Les entreprises qui gravitaient autour du club Consenza lors des opérations de surveillance de la Gendarmerie royale du Canada (GRC) ont décroché pour plus d'un demi-milliard de contrats depuis 2006 avec la Ville de Montréal. Les révélations de l'entrepreneur Lino Zambito, selon lesquelles une partie de cet argent était directement remise au clan Rizzuto, permettent de conclure que des dizaines de millions ont ainsi atterri dans les chaussettes du clan sicilien.

Lors de l'opération Colisée, la GRC a observé des véhicules associés à pas moins de 74 entreprises du milieu de la construction dans le stationnement du Consenza, quartier général du clan Rizzuto. De ce nombre, huit figurent sur la liste des entreprises qui décrochent le plus de contrats à Montréal, liste établie par le vérificateur général de la Ville.

Une compilation de La Presse permet d'évaluer à au moins 565 millions la valeur des contrats qu'ont obtenus ces firmes dans la métropole depuis 2006. Ce montant pourrait toutefois être plus important encore, car des filiales de ces entreprises ont pu échapper à nos recherches.

Jeudi, Lino Zambito, ancien dirigeant de l'une de ces entreprises, Infrabec, a reconnu devant la commission Charbonneau qu'il devait verser 2,5% de la valeur des contrats au clan Rizzuto pour faire partie de ce groupe restreint. À lui seul, il aurait ainsi versé 1,4 million entre 2006 et 2009.

Lors de la Commission cette semaine, une série de vidéos filmées par la GRC au Consenza a montré Lino Zambito et d'autres entrepreneurs remettre des liasses d'argent à Nicolo Milioto, longtemps à la tête de Mivela Construction. Celui qui a été aperçu à 236 reprises au Consenza cachait les billets dans ses chaussettes avant d'en remettre la majeure partie aux chefs mafieux Rocco Sollecito et Nick Rizzuto.

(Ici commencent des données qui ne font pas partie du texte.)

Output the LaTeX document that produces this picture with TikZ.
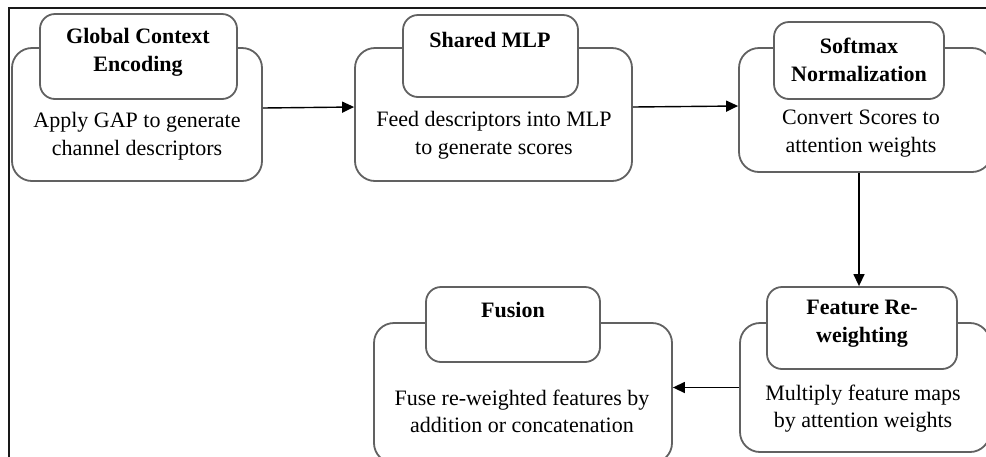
\documentclass[tikz,border=0pt]{standalone}
\usepackage{fontspec}
\setmainfont{Liberation Serif}
\usetikzlibrary{arrows.meta}
\begin{document}
\begin{tikzpicture}[x=1pt,y=-1pt,
  outerbox/.style={draw=black!62, line width=1.8pt, rounded corners=20pt, fill=white, inner sep=0pt},
  headbox/.style={draw=black!62, line width=1.8pt, rounded corners=15pt, fill=white, inner sep=0pt},
  ttl/.style={font=\fontsize{22}{28}\selectfont\bfseries, align=center, inner sep=0pt},
  body/.style={font=\fontsize{22}{27.5}\selectfont, align=center, inner sep=0pt},
  arr/.style={draw=black, line width=1.4pt, -{Triangle[length=12pt,width=11pt]}}]
\useasboundingbox (0,0) rectangle (986,456);
\begin{scope}
\clip (0,0) rectangle (986,456);
\fill[white] (0,0) rectangle (986,456);
% frame
\draw[line width=2.4pt, black!90] (9,460) -- (9,8) -- (990,8);
% boxes
\node[outerbox, minimum width=250pt, minimum height=133pt] (b1) at (137,114.5) {};
\node[headbox, minimum width=197pt, minimum height=85pt] (h1) at (138.5,56.5) {};
\node[outerbox, minimum width=277pt, minimum height=133pt] (b2) at (493.5,114.5) {};
\node[headbox, minimum width=175pt, minimum height=82pt] (h2) at (490.5,56) {};
\node[outerbox, minimum width=253pt, minimum height=124pt] (b3) at (865.5,110) {};
\node[headbox, minimum width=170pt, minimum height=77pt] (h3) at (859,60.5) {};
\node[outerbox, minimum width=250pt, minimum height=129pt] (b4) at (865,387.5) {};
\node[headbox, minimum width=190pt, minimum height=82pt] (h4) at (862,328) {};
\node[outerbox, minimum width=298pt, minimum height=140pt] (b5) at (523,393) {};
\node[headbox, minimum width=174pt, minimum height=75pt] (h5) at (513,324.5) {};
% titles
\node[ttl] (t1) at (138,52) {Global Context\\Encoding};
\node[ttl] (t2) at (490,40) {Shared MLP};
\node[ttl] (t3) at (859,60) {Softmax\\Normalization};
\node[ttl] (t4) at (862,324) {Feature Re-\\weighting};
\node[ttl] (t5) at (513,310) {Fusion};
% bodies
\node[body] (d1) at (137,136) {Apply GAP to generate\\channel descriptors};
\node[body] (d2) at (494,135) {Feed descriptors into MLP\\to generate scores};
\node[body] (d3) at (861,133.5) {Convert Scores to\\attention weights};
\node[body] (d4) at (863,408.5) {Multiply feature maps\\by attention weights};
\node[body] (d5) at (522,411.5) {Fuse re-weighted features by\\addition or concatenation};
% arrows
\draw[arr] ([yshift=6.5pt]b1.east) -- ([yshift=7.5pt]b2.west);
\draw[arr] ([yshift=7.5pt]b2.east) -- ([yshift=4pt]b3.west);
\draw[arr] ([xshift=-3pt]b3.south -| h4.north) -- ([xshift=-3pt]h4.north);
\draw[arr] (b4.west) -- (b4.west -| b5.east);
\end{scope}
\end{tikzpicture}
\end{document}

Il n'a pas été établi pour l'instant si les autres entreprises devaient verser une part équivalente de leur contrat au clan Rizzuto. Mercredi, un enquêteur de la police de Montréal a évoqué que le pourcentage des contrats versés à la mafia variait de 2 à 5%. «C'est difficilement vérifiable. On a des gens qui nous ont parlé de 3%, il y en a qui disaient 2%, il y en a qui disaient 5%», a affirmé le sergent-détective Éric Vecchio. Ces données permettent néanmoins d'évaluer que le clan Rizzuto pourrait avoir ainsi touché de 11 à 28 millions depuis 2006, seulement grâce aux contrats de la métropole.

Resserrement des règles

Avant le resserrement des règles d'adjudication des contrats à la Ville de Montréal, en 2010, les huit entreprises qui gravitaient autour du Consenza obtenaient en moyenne pour 128 millions par année en contrats. En 2011, cette somme est tombée à 30 millions. Il faut préciser que deux de ces entreprises se sont retirées des appels d'offre de Montréal, soit Construction Frank Catania et Infrabec, aujourd'hui en faillite.

Ce bilan des contrats décrochés par les firmes qui gravitaient autour du Consenza ne tient pas compte de ceux qu'a obtenus un autre important entrepreneur à Montréal, Tony Accurso. Les firmes liées à sa famille en ont obtenu à elles seules pour 312 millions depuis 2006. Cet homme d'affaires a été arrêté à deux reprises au cours des derniers mois pour faire face à des accusations de fraude.